## [Data shown]

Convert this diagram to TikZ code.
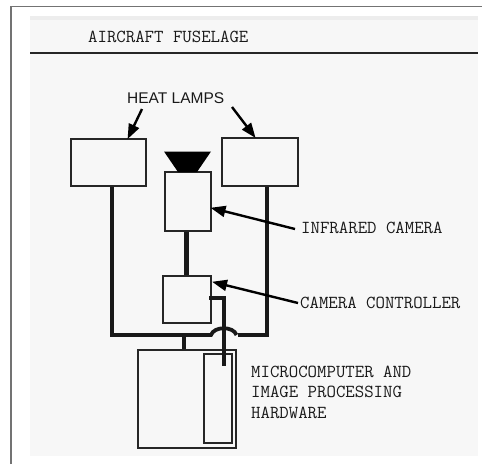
\documentclass[tikz,border=0pt]{standalone}
\usepackage{fontspec}
\setsansfont{Liberation Sans}
\usetikzlibrary{arrows.meta}
\tikzset{
  box/.style={draw=black!85, line width=1.6pt, inner sep=0pt, fill=none},
  thinbox/.style={draw=black!85, line width=1.2pt, inner sep=0pt},
  wire/.style={draw=black!90, line width=3.8pt},
  pointer/.style={draw=black, line width=2.4pt, -{Triangle[length=15pt,width=11pt]}, shorten >=-1pt},
  mono/.style={font=\ttfamily\fontsize{18.3}{20.5}\selectfont, text=black!90, inner sep=0pt, anchor=base west, align=left},
  sans/.style={font=\sffamily\fontsize{15.5}{18}\selectfont, text=black!90, inner sep=0pt, anchor=base west}
}
\begin{document}
\begin{tikzpicture}[x=1pt,y=-1pt]
\useasboundingbox (0,0) rectangle (482,464);
% page frame and panel
\fill[white] (0,0) rectangle (482,464);
\fill[black!3] (30,16) rectangle (478,456);
\fill[black!7] (30,16) rectangle (478,20);
\draw[black!55, line width=1.3pt] (11,464) -- (11,6.5) -- (482,6.5);
% fuselage
\node[mono] (fus) at (88,42) {AIRCRAFT FUSELAGE};
\coordinate (fusL) at (30,52.5);
\coordinate (fusR) at (478,52.5);
\draw[black!85, line width=2pt] (fusL) -- (fusR);

% boxes
\node[box, minimum width=75pt, minimum height=47pt] (lampL) at (108.5,162.5) {};
\node[box, minimum width=76pt, minimum height=48pt] (lampR) at (260,162) {};
\node[box, minimum width=46pt, minimum height=59pt] (cam) at (188,201.5) {};
\node[box, minimum width=48pt, minimum height=47pt] (ctrl) at (187,299.5) {};
\node[thinbox, minimum width=98pt, minimum height=98pt] (micro) at (187,399) {};
\node[thinbox, minimum width=28pt, minimum height=89pt] (inner) at (218,398.5) {};

% lamp of camera (trapezoid)
\coordinate (lampTL) at (164,151.5);
\coordinate (lampTR) at (211,151.5);
\coordinate (lampBR) at (197,172);
\coordinate (lampBL) at (178,172);
\fill[black] (lampTL) -- (lampTR) -- (lampBR) -- (lampBL) -- cycle;

% wires
\coordinate (bl) at (112,335);
\coordinate (hopA) at (211,335);
\coordinate (hopB) at (236.5,335);
\coordinate (br0) at (238,335);
\coordinate (br) at (267,335);
\draw[wire, line join=miter] (lampL.south -| 112,0) -- (bl) -- (hopA)
   .. controls (214,326) and (233.5,326) .. (hopB);
\draw[wire, line join=miter] (br0) -- (br) -- (lampR.south -| 267,0);
\draw[wire] (184,335) -- (micro.north -| 184,0);
\draw[wire, line width=5pt] (cam.south -| 186,0) -- (ctrl.north -| 186,0);
\coordinate (cw0) at (209,298);
\coordinate (cw1) at (224,298);
\coordinate (cwEnd) at (224,366);
\draw[wire, line join=miter] (cw0) -- (cw1) -- (cwEnd);

% labels
\node[sans] (heat) at (127,103) {HEAT LAMPS};
\node[mono] (irl) at (301,233) {INFRARED CAMERA};
\node[mono] (ccl) at (300,308) {CAMERA CONTROLLER};
\node[mono] (mcl) at (251,418) {MICROCOMPUTER AND\\IMAGE PROCESSING\\HARDWARE};

% pointers
\coordinate (hL) at (142,109);
\coordinate (hR) at (232,107);
\coordinate (irS) at (295,229);
\coordinate (ccS) at (298,303);
\draw[pointer] (hL) -- (lampL.north -| 128,0);
\draw[pointer] (hR) -- (lampR.north -| 255,0);
\draw[pointer] (irS) -- (211.5,208);
\draw[pointer] (ccS) -- (213,282);
\end{tikzpicture}
\end{document}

## [Problem details]
Exclude every picture and copy the remaining data exactly.

## [Expected answer]
Convert this diagram to TikZ code.
\documentclass[tikz,border=0pt]{standalone}
\usepackage{fontspec}
\setsansfont{Liberation Sans}
\usetikzlibrary{arrows.meta}
\tikzset{
  box/.style={draw=black!85, line width=1.6pt, inner sep=0pt, fill=none},
  thinbox/.style={draw=black!85, line width=1.2pt, inner sep=0pt},
  wire/.style={draw=black!90, line width=3.8pt},
  pointer/.style={draw=black, line width=2.4pt, -{Triangle[length=15pt,width=11pt]}, shorten >=-1pt},
  mono/.style={font=\ttfamily\fontsize{18.3}{20.5}\selectfont, text=black!90, inner sep=0pt, anchor=base west, align=left},
  sans/.style={font=\sffamily\fontsize{15.5}{18}\selectfont, text=black!90, inner sep=0pt, anchor=base west}
}
\begin{document}
\begin{tikzpicture}[x=1pt,y=-1pt]
\useasboundingbox (0,0) rectangle (482,464);
% page frame and panel
\fill[white] (0,0) rectangle (482,464);
\fill[black!3] (30,16) rectangle (478,456);
\fill[black!7] (30,16) rectangle (478,20);
\draw[black!55, line width=1.3pt] (11,464) -- (11,6.5) -- (482,6.5);
% fuselage
\node[mono] (fus) at (88,42) {AIRCRAFT FUSELAGE};
\coordinate (fusL) at (30,52.5);
\coordinate (fusR) at (478,52.5);
\draw[black!85, line width=2pt] (fusL) -- (fusR);

% boxes
\node[box, minimum width=75pt, minimum height=47pt] (lampL) at (108.5,162.5) {};
\node[box, minimum width=76pt, minimum height=48pt] (lampR) at (260,162) {};
\node[box, minimum width=46pt, minimum height=59pt] (cam) at (188,201.5) {};
\node[box, minimum width=48pt, minimum height=47pt] (ctrl) at (187,299.5) {};
\node[thinbox, minimum width=98pt, minimum height=98pt] (micro) at (187,399) {};
\node[thinbox, minimum width=28pt, minimum height=89pt] (inner) at (218,398.5) {};

% lamp of camera (trapezoid)
\coordinate (lampTL) at (164,151.5);
\coordinate (lampTR) at (211,151.5);
\coordinate (lampBR) at (197,172);
\coordinate (lampBL) at (178,172);
\fill[black] (lampTL) -- (lampTR) -- (lampBR) -- (lampBL) -- cycle;

% wires
\coordinate (bl) at (112,335);
\coordinate (hopA) at (211,335);
\coordinate (hopB) at (236.5,335);
\coordinate (br0) at (238,335);
\coordinate (br) at (267,335);
\draw[wire, line join=miter] (lampL.south -| 112,0) -- (bl) -- (hopA)
   .. controls (214,326) and (233.5,326) .. (hopB);
\draw[wire, line join=miter] (br0) -- (br) -- (lampR.south -| 267,0);
\draw[wire] (184,335) -- (micro.north -| 184,0);
\draw[wire, line width=5pt] (cam.south -| 186,0) -- (ctrl.north -| 186,0);
\coordinate (cw0) at (209,298);
\coordinate (cw1) at (224,298);
\coordinate (cwEnd) at (224,366);
\draw[wire, line join=miter] (cw0) -- (cw1) -- (cwEnd);

% labels
\node[sans] (heat) at (127,103) {HEAT LAMPS};
\node[mono] (irl) at (301,233) {INFRARED CAMERA};
\node[mono] (ccl) at (300,308) {CAMERA CONTROLLER};
\node[mono] (mcl) at (251,418) {MICROCOMPUTER AND\\IMAGE PROCESSING\\HARDWARE};

% pointers
\coordinate (hL) at (142,109);
\coordinate (hR) at (232,107);
\coordinate (irS) at (295,229);
\coordinate (ccS) at (298,303);
\draw[pointer] (hL) -- (lampL.north -| 128,0);
\draw[pointer] (hR) -- (lampR.north -| 255,0);
\draw[pointer] (irS) -- (211.5,208);
\draw[pointer] (ccS) -- (213,282);
\end{tikzpicture}
\end{document}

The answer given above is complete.